The overwhelming consensus in physics is that the relativity of simultaneity is a robust, experimentally supported feature of nature. Its predictions follow from the symmetry principles underlying special relativity and have withstood a wide range of empirical tests. However, there are alternative interpretive viewpoints. One line of thought, known in historical and contemporary discussions as Lorentz ether theory or neo-Lorentzian relativity, posits a preferred frame or underlying medium that preserves a notion of absolute time at a deeper level. In practice, these approaches make the same observable predictions as standard SR for all experiments we can perform, so the distinction is largely interpretive rather than empirical. See Lorentz ether theory for more on this tradition.

Conventionality of simultaneity

Another area of debate concerns how simultaneity is defined in the first place. The idea that simultaneity is a matter of convention—different choices of synchronization can lead to different, yet equally valid, sets of simultaneous events—resides in discussions around the synchronization parameter (often associated with Reichenbach’s concept of epsilon).
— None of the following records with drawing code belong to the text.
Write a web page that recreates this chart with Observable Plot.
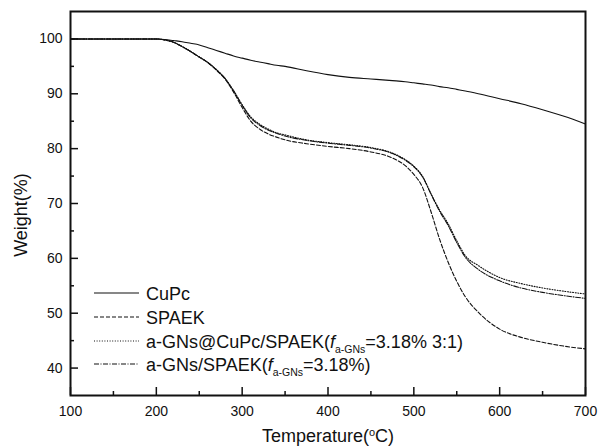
<!DOCTYPE html>
<html><head><meta charset="utf-8">
<script src="https://cdn.jsdelivr.net/npm/d3@7"></script>
<script src="https://cdn.jsdelivr.net/npm/@observablehq/plot@0.6"></script>
<style>
body{margin:0;background:#fff;}
#chart svg{font-family:"Liberation Sans",Arial,sans-serif;}
</style>
</head><body><div id="chart"></div>
<script>
const temps = [100,150,200,210,220,230,240,250,260,270,280,290,300,310,320,330,340,350,375,400,425,450,475,490,500,510,520,530,540,550,560,575,600,625,650,675,700];
const cupc = [100,100,100,99.9,99.7,99.5,99.2,98.9,98.4,97.9,97.4,96.9,96.5,96.1,95.8,95.5,95.2,95.0,94.2,93.5,93.0,92.7,92.4,92.2,92.0,91.8,91.6,91.3,91.1,90.8,90.5,90.0,89.1,88.2,87.1,85.9,84.5];
const spaek = [100,100,100,99.8,99.4,98.6,97.7,96.7,95.7,94.3,92.7,90.3,87.5,85.0,83.6,82.7,82.1,81.6,80.9,80.4,80.0,79.4,78.3,76.9,75.3,73.0,68.5,63.5,59.3,55.8,53.0,50.2,47.1,45.6,44.7,44.0,43.5];
const agnsCupc = [100,100,100,99.8,99.4,98.6,97.7,96.7,95.7,94.4,92.8,90.6,88.0,85.8,84.5,83.6,82.9,82.5,81.6,81.1,80.7,80.2,79.2,78.0,76.8,75.0,71.8,68.8,66.3,63.2,60.5,58.7,56.5,55.4,54.6,54.0,53.5];
const agns = [100,100,100,99.8,99.4,98.6,97.7,96.7,95.7,94.4,92.8,90.5,87.9,85.6,84.3,83.4,82.8,82.3,81.5,81.0,80.6,80.1,79.1,77.9,76.7,74.9,71.7,68.6,66.0,62.9,60.2,58.0,55.9,54.6,53.8,53.2,52.7];
const xTicks = [100,200,300,400,500,600,700];
const xMinor = [150,250,350,450,550,650];
const yTicks = [40,50,60,70,80,90,100];
const yMinor = [45,55,65,75,85,95];

const seriesDefs = [
  {name:"CuPc", values:cupc, dash:null},
  {name:"SPAEK", values:spaek, dash:"4,2"},
  {name:"a-GNs@CuPc/SPAEK", values:agnsCupc, dash:"1,1.6"},
  {name:"a-GNs/SPAEK", values:agns, dash:"5,1.5,1,1.5"}
];
const rows = (vals) => temps.map((t,i)=>({t, w: vals[i]}));

const marks = [];
for (const s of seriesDefs) {
  marks.push(Plot.line(rows(s.values), {x:"t", y:"w", curve:"monotone-x", stroke:"#111", strokeWidth:1.1, strokeDasharray: s.dash}));
}
marks.push(Plot.frame({stroke:"#111", strokeWidth:2}));
marks.push(Plot.axisX({ticks:xTicks, tickSize:-8, tickPadding:19, fontSize:14, label:null, strokeWidth:1.5}));
marks.push(Plot.axisX({ticks:xMinor, tickSize:-4, tickFormat:()=>"", label:null, strokeWidth:1.5}));
marks.push(Plot.axisY({ticks:yTicks, tickSize:-8, tickPadding:16, fontSize:14, label:null, strokeWidth:1.5}));
marks.push(Plot.axisY({ticks:yMinor, tickSize:-4, tickFormat:()=>"", label:null, strokeWidth:1.5}));

const chart = Plot.plot({
  width:598, height:448,
  marginLeft:70, marginRight:13, marginTop:11, marginBottom:53,
  style:{fontFamily:'"Liberation Sans",Arial,sans-serif', color:"#111", background:"#fff"},
  x:{domain:[100,700]},
  y:{domain:[35,105]},
  marks
});
document.getElementById("chart").appendChild(chart);

const svg = d3.select(chart);
// axis titles
svg.append("text").attr("x", 328).attr("y", 442).attr("text-anchor","middle")
  .attr("font-size",18).attr("fill","#111")
  .html('Temperature(<tspan baseline-shift="super" font-size="11">o</tspan>C)');
svg.append("text").attr("transform","translate(27,215) rotate(-90)").attr("text-anchor","middle")
  .attr("font-size",18).attr("fill","#111").text("Weight(%)");

// legend
const legY = [293, 317, 341, 364];
const legLabels = [
  'CuPc',
  'SPAEK',
  'a-GNs@CuPc/SPAEK(<tspan font-style="italic">f</tspan><tspan font-size="10.5" dy="5">a-GNs</tspan><tspan dy="-5">=3.18% 3:1)</tspan>',
  'a-GNs/SPAEK(<tspan font-style="italic">f</tspan><tspan font-size="10.5" dy="5">a-GNs</tspan><tspan dy="-5">=3.18%)</tspan>'
];
seriesDefs.forEach((s,i)=>{
  svg.append("line").attr("x1",94).attr("x2",139).attr("y1",legY[i]).attr("y2",legY[i])
    .attr("stroke","#111").attr("stroke-width",1.1).attr("stroke-dasharray", s.dash);
  svg.append("text").attr("x",146).attr("y",legY[i]+6.5).attr("font-size",18).attr("fill","#111")
    .attr("text-anchor","start").html(legLabels[i]);
});
</script>
</body></html>
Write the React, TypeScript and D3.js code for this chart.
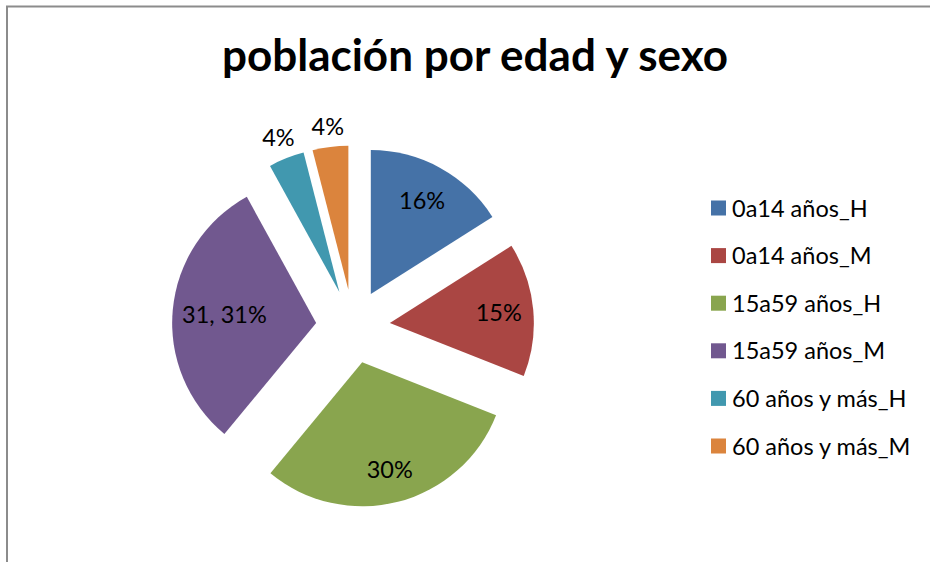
import React from "react";
import * as d3 from "d3";

const categories = [
  "0a14 años_H",
  "0a14 años_M",
  "15a59 años_H",
  "15a59 años_M",
  "60 años y más_H",
  "60 años y más_M",
];
const values = [16, 15, 30, 31, 4, 4];
const colors = ["#4572A7", "#AA4643", "#89A54E", "#71588F", "#4198AF", "#DB843D"];
const showValue = [false, false, false, true, false, false];
const title = "población por edad y sexo";

const W = 930;
const H = 562;
const CX = 353;
const CY = 326.5;
const R = 144;
const EXPLODE = 37;
const labelFactor = [0.74, 0.76, 0.77, 0.64, 1.15, 1.14];
const FONT = "Lato, 'Open Sans', sans-serif";

export default function App() {
  const total = d3.sum(values);
  const pie = d3.pie<number>().sort(null).value((d) => d)(values);
  const arc = d3.arc<d3.PieArcDatum<number>>().innerRadius(0).outerRadius(R);
  const legendY = d3.scaleLinear().domain([0, categories.length - 1]).range([208, 446]);

  return (
    <>
      <style>{`html,body{margin:0;padding:0;overflow:hidden;background:#fff}`}</style>
      <svg width={W} height={H} style={{ display: "block", background: "#fff" }}>
        <path d={`M7,${H}V6.5H${W}`} fill="none" stroke="#8c8c8c" strokeWidth={2} />
        <text x={475} y={71} textAnchor="middle" fontFamily={FONT} fontWeight="bold" fontSize={44} fill="#000">
          {title}
        </text>
        <g transform={`translate(${CX},${CY})`}>
          {pie.map((d, i) => {
            const mid = (d.startAngle + d.endAngle) / 2;
            const ox = Math.sin(mid) * EXPLODE;
            const oy = -Math.cos(mid) * EXPLODE;
            const lr = R * labelFactor[i];
            const lx = ox + Math.sin(mid) * lr;
            const ly = oy - Math.cos(mid) * lr;
            const pct = Math.round((d.value / total) * 100);
            const label = showValue[i] ? `${d.value}, ${pct}%` : `${pct}%`;
            return (
              <g key={i}>
                <path d={arc(d) || ""} transform={`translate(${ox},${oy})`} fill={colors[i]} />
                <text x={lx} y={ly} dy="0.35em" textAnchor="middle" fontFamily={FONT} fontSize={23.5} fill="#000">
                  {label}
                </text>
              </g>
            );
          })}
        </g>
        <g>
          {categories.map((c, i) => (
            <g key={c} transform={`translate(711,${legendY(i)})`}>
              <rect x={0} y={-7.5} width={15} height={15} fill={colors[i]} />
              <text x={21} y={8.5} fontFamily={FONT} fontSize={23.5} fill="#000">
                {c}
              </text>
            </g>
          ))}
        </g>
      </svg>
    </>
  );
}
In this view, Einstein synchronization is a convenient convention with no privileged experimental status beyond its predictive success. The debate touches on deeper questions about whether time is a property of events themselves or of the relationship between measurement procedures and observers. See synchronization and Conventionality of simultaneity for further reading.
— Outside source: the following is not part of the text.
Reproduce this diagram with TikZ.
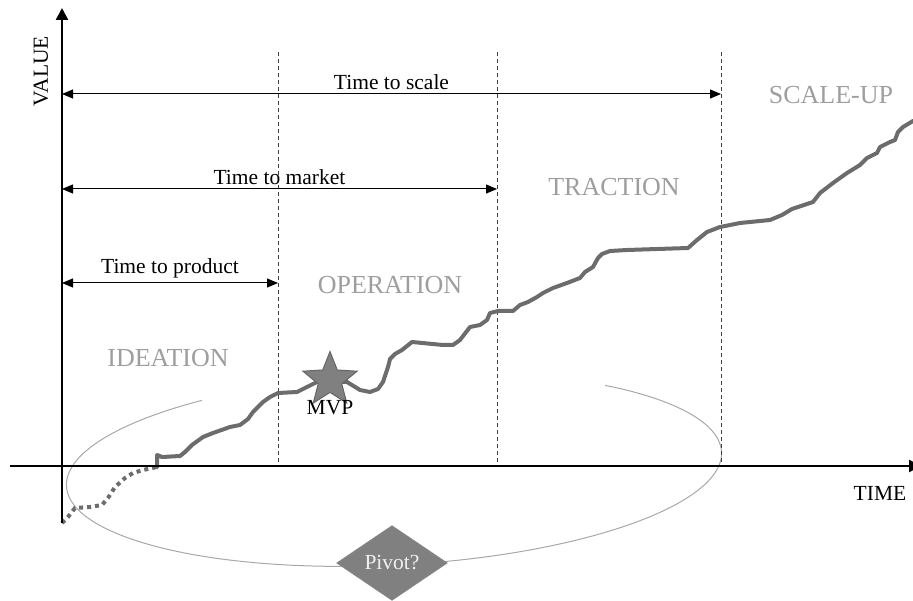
\documentclass[tikz,border=0pt]{standalone}
\usepackage{fontspec}
\setmainfont{Liberation Serif}
\usetikzlibrary{shapes.geometric, arrows.meta, positioning}

\definecolor{curvegray}{RGB}{108,108,108}
\definecolor{labelgray}{RGB}{158,158,158}
\definecolor{ringgray}{RGB}{168,168,168}
\definecolor{markgray}{RGB}{128,128,128}

\tikzstyle{axisline} = [
  line width=2.5pt,
  -{Triangle[length=12pt,width=12pt]}
]
\tikzstyle{milestone} = [
  dash pattern=on 4pt off 3pt,
  line width=0.9pt,
  draw=black!75
]
\tikzstyle{timespan} = [
  line width=1pt,
  {Triangle[length=11pt,width=9pt]}-{Triangle[length=11pt,width=9pt]}
]
\tikzstyle{spanlabel} = [
  above,
  inner sep=4pt,
  font=\fontsize{21.5}{24}\selectfont
]
\tikzstyle{phase} = [
  text=labelgray,
  font=\fontsize{26}{30}\selectfont
]
\tikzstyle{axislabel} = [
  font=\fontsize{21.5}{24}\selectfont
]
\tikzstyle{valueline} = [
  line width=4pt,
  draw=curvegray,
  line join=round,
  line cap=round
]
\tikzstyle{valuedots} = [
  line width=4pt,
  draw=curvegray,
  dash pattern=on 4pt off 4pt
]
\tikzstyle{ring} = [
  line width=1pt,
  draw=ringgray
]
\tikzstyle{mvpstar} = [
  star,
  star points=5,
  star point ratio=2.3,
  minimum size=57pt,
  inner sep=0pt,
  fill=markgray,
  draw=black!60,
  line width=1pt
]
\tikzstyle{pivotbox} = [
  diamond,
  aspect=1.48,
  minimum width=111pt,
  minimum height=75pt,
  inner sep=0pt,
  fill=markgray,
  draw=black!45,
  text=white!94!black,
  font=\fontsize{21.5}{24}\selectfont
]

\begin{document}
\begin{tikzpicture}[x=1pt, y=-1pt]
      \useasboundingbox (0,0) rectangle (913,601);

      % axes
      \coordinate (origin) at (62,466);
      \coordinate (ybottom) at (62,523);
      \coordinate (ytop) at (62,8);
      \coordinate (xleft) at (10,466);
      \coordinate (xright) at (921,466);

      % milestones
      \coordinate (product top) at (278,52);
      \coordinate (product base) at (278,466);
      \coordinate (market top) at (497,52);
      \coordinate (market base) at (497,466);
      \coordinate (scale top) at (721,52);
      \coordinate (scale base) at (721,466);

      \coordinate (product start) at (62,283);
      \coordinate (product end) at (278,283);
      \coordinate (market start) at (62,189);
      \coordinate (market end) at (497,189);
      \coordinate (scale start) at (62,94);
      \coordinate (scale end) at (721,94);

      % pivot loop
      \begin{scope}[shift={(394,469)}, rotate=3]
        \draw [ring] (125:328pt and 96pt) arc [start angle=125, end angle=409, x radius=328pt, y radius=96pt];
      \end{scope}
      \node [pivotbox] (pivot) at (392,563) {Pivot?};

      \draw [milestone] (product top) -- (product base);
      \draw [milestone] (market top) -- (market base);
      \draw [milestone] (scale top) -- (scale base);

      \draw [timespan] (product start) -- node [spanlabel] {Time to product} (product end);
      \draw [timespan] (market start) -- node [spanlabel] {Time to market} (market end);
      \draw [timespan] (scale start) -- node [spanlabel] {Time to scale} (scale end);

      \node [phase] (ideation) at (168,358) {IDEATION};
      \node [phase] (operation) at (390,285) {OPERATION};
      \node [phase] (traction) at (614,187) {TRACTION};
      \node [phase] (scaleup) at (831,95) {SCALE-UP};

      % value curve
      \draw [valuedots] (62,523) -- (68,517) -- (75,508) -- (90,507) -- (102,505) -- (108,498)
        -- (115,487) -- (125,478) -- (133,473) -- (143,470) -- (157,467);
      \draw [valueline] (157,467) -- (157,455) -- (162,457) -- (180,456) -- (185,452) -- (192,445)
        -- (203,437) -- (213,433) -- (230,427) -- (240,425) -- (248,419) -- (253,412)
        -- (263,402) -- (270,397) -- (278,393) -- (297,392) -- (307,387) -- (317,382)
        -- (347,382) -- (360,390) -- (370,392) -- (378,389) -- (383,382) -- (388,367)
        -- (390,359) -- (395,354) -- (402,350) -- (412,342) -- (443,345) -- (453,345)
        -- (460,340) -- (470,327) -- (480,325) -- (487,320) -- (490,313) -- (498,311)
        -- (513,311) -- (520,305) -- (528,302) -- (537,297) -- (543,293) -- (553,288)
        -- (567,283) -- (580,278) -- (585,272) -- (593,267) -- (598,258) -- (602,254)
        -- (610,251) -- (627,250) -- (688,248) -- (697,240) -- (707,232) -- (720,227)
        -- (740,223) -- (770,220) -- (782,215) -- (792,209) -- (813,202) -- (820,193)
        -- (833,183) -- (847,173) -- (860,165) -- (867,158) -- (877,153) -- (880,147)
        -- (890,142) -- (895,140) -- (898,132) -- (903,127) -- (913,121);

      \node [mvpstar] (mvp) at (330,380) {};
      \node [axislabel] (mvp label) at (330,408) {MVP};

      \draw [axisline] (xleft) -- (xright);
      \draw [axisline] (ybottom) -- (ytop);
      \node [axislabel, rotate=90] (value label) at (41,71) {VALUE};
      \node [axislabel] (time label) at (880,493) {TIME};

    \end{tikzpicture}
\end{document}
Philosophical implications and public discourse

Philosophers and scientists discuss what relativity says about the nature of time, causality, and the structure of physical law. Some critics outside the physics mainstream argue that relativity undercuts common-sense notions of an objective now or absolute simultaneity. Proponents counter that the theory remains a pragmatic, highly successful framework for understanding and predicting phenomena across scales—from GPS satellites to the behavior of particles in accelerators. In debates about interpretations, the emphasis often shifts from what experiments show to how one wants to describe reality at a conceptual level.